SUPPLIED DATA:

_ _ _ _ _ _ _

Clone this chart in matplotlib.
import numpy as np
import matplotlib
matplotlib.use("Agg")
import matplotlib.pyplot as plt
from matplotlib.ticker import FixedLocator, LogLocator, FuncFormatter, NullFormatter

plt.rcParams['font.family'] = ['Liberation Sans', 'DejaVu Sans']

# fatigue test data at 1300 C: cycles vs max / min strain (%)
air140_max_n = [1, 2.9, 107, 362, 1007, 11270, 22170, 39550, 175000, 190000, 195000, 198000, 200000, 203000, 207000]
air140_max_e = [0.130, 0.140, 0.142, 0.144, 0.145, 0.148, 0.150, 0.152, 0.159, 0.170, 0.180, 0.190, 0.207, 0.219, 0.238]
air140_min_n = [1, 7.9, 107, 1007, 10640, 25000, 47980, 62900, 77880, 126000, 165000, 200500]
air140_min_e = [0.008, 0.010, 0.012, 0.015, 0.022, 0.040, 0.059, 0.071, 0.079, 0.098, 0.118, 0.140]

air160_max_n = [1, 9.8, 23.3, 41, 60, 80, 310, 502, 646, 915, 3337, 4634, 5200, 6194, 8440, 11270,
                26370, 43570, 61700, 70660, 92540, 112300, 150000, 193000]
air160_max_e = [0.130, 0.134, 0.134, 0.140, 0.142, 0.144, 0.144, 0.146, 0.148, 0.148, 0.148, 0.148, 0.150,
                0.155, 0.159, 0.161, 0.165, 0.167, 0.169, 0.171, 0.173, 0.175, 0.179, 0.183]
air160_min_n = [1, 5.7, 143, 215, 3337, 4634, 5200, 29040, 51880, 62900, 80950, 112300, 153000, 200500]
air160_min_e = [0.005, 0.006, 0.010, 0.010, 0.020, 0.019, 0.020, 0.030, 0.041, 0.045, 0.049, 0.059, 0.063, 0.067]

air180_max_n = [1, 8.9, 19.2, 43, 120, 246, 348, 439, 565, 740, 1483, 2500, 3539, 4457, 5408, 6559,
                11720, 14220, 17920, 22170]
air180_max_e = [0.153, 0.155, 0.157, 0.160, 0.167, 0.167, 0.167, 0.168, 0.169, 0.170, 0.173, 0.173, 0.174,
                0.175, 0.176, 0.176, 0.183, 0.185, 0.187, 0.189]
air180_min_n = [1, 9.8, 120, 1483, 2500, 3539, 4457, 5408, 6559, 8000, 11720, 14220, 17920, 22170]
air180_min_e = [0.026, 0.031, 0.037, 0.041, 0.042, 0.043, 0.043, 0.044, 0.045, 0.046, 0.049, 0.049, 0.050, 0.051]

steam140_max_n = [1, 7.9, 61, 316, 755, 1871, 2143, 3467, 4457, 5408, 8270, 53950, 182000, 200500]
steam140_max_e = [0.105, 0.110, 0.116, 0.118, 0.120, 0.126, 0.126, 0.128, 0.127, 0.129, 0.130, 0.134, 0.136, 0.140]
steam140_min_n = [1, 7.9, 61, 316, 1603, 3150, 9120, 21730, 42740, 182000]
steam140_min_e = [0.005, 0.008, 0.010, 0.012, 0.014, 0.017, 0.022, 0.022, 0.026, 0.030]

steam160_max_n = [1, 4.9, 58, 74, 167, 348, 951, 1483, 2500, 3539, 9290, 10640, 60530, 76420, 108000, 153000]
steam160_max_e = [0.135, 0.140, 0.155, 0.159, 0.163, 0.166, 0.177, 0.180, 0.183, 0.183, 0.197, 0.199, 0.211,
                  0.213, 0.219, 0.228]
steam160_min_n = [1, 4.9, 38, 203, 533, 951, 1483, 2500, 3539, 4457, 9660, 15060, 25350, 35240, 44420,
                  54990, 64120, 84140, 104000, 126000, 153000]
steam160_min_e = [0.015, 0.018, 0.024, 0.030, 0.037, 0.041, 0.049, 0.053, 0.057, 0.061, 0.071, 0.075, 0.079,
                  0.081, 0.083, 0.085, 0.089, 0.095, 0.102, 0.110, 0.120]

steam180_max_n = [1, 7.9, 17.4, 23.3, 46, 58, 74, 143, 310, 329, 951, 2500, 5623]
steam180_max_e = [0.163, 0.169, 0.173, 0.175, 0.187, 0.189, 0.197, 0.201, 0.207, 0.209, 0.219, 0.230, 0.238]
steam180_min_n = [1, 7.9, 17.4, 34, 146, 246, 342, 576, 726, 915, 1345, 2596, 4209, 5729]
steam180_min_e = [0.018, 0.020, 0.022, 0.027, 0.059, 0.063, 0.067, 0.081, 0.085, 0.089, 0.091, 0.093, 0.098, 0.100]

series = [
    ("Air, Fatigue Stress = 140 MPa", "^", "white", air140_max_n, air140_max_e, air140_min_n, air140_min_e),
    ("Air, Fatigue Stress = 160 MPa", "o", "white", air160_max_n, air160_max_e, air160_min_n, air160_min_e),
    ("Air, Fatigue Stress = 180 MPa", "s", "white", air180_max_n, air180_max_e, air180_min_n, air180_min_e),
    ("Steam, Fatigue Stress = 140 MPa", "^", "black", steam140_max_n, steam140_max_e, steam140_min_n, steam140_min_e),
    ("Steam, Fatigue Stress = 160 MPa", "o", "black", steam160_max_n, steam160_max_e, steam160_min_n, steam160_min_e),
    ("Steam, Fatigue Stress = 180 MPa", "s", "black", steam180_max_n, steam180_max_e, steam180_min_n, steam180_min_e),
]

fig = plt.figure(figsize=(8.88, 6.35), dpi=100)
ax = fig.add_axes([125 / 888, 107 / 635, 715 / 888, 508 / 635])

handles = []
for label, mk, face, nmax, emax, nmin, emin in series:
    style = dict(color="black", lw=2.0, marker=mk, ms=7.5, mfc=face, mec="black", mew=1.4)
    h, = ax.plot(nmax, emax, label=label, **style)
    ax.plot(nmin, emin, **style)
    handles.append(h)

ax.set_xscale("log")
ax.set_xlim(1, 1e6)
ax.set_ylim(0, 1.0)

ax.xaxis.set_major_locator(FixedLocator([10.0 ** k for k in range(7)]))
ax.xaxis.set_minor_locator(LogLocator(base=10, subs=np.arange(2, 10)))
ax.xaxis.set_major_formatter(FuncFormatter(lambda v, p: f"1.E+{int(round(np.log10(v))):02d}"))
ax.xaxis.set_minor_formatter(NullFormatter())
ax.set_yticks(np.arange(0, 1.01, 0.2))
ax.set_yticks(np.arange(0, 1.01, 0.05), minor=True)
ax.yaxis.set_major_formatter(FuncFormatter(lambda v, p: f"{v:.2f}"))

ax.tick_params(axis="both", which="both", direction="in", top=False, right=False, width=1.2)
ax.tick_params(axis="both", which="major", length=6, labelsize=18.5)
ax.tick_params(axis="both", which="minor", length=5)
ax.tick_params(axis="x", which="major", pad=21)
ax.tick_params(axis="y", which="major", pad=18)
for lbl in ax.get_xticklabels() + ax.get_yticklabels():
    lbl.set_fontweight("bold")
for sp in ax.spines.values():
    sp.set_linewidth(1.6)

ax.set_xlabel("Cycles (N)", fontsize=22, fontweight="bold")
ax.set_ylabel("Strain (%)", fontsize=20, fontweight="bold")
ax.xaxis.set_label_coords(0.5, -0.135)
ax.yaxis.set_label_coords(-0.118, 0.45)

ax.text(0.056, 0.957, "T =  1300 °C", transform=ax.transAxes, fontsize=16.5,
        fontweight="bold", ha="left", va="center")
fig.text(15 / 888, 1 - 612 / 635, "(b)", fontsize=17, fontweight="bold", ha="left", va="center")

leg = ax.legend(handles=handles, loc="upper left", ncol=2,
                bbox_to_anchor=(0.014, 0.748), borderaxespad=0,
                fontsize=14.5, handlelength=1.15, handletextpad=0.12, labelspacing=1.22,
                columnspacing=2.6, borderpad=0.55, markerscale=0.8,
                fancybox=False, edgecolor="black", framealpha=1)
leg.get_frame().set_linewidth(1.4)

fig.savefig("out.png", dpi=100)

_ _ _ _ _ _ _

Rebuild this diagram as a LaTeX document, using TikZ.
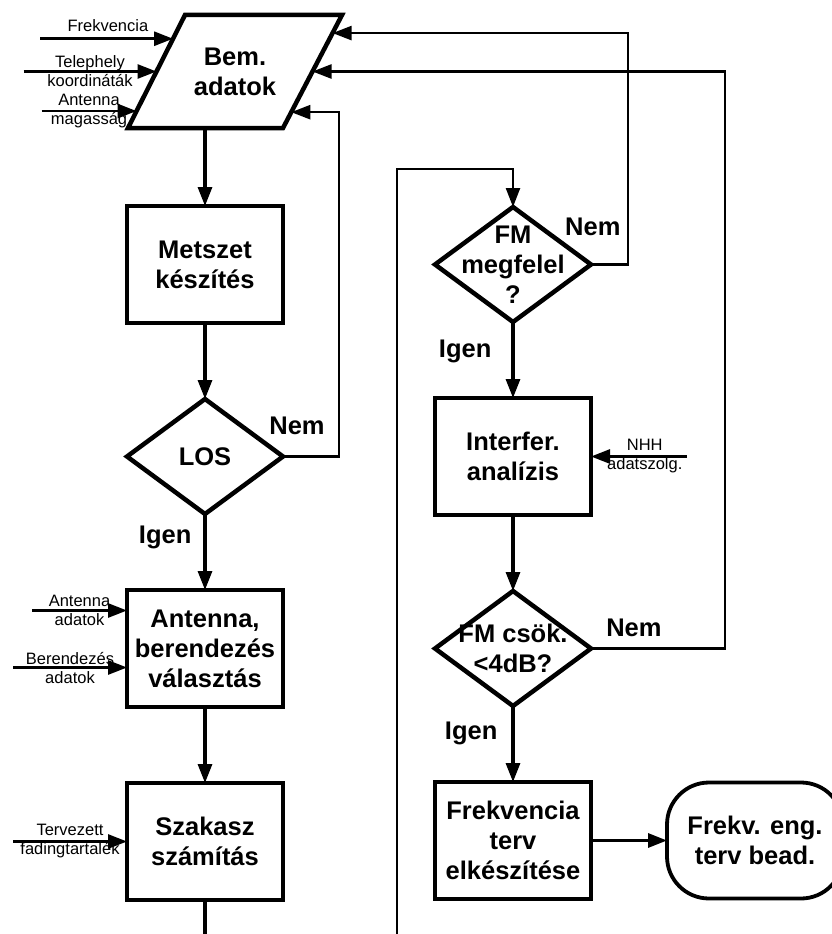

_ _ _ _ _ _ _

WHAT IS REQUIRED: Give again only the lines from the one bearing "Clone this chart in matplotlib." through the one bearing "0.098, 0.118, 0.140]", exactly as they stand.

COMPLETE RESPONSE:
Clone this chart in matplotlib.
import numpy as np
import matplotlib
matplotlib.use("Agg")
import matplotlib.pyplot as plt
from matplotlib.ticker import FixedLocator, LogLocator, FuncFormatter, NullFormatter

plt.rcParams['font.family'] = ['Liberation Sans', 'DejaVu Sans']

# fatigue test data at 1300 C: cycles vs max / min strain (%)
air140_max_n = [1, 2.9, 107, 362, 1007, 11270, 22170, 39550, 175000, 190000, 195000, 198000, 200000, 203000, 207000]
air140_max_e = [0.130, 0.140, 0.142, 0.144, 0.145, 0.148, 0.150, 0.152, 0.159, 0.170, 0.180, 0.190, 0.207, 0.219, 0.238]
air140_min_n = [1, 7.9, 107, 1007, 10640, 25000, 47980, 62900, 77880, 126000, 165000, 200500]
air140_min_e = [0.008, 0.010, 0.012, 0.015, 0.022, 0.040, 0.059, 0.071, 0.079, 0.098, 0.118, 0.140]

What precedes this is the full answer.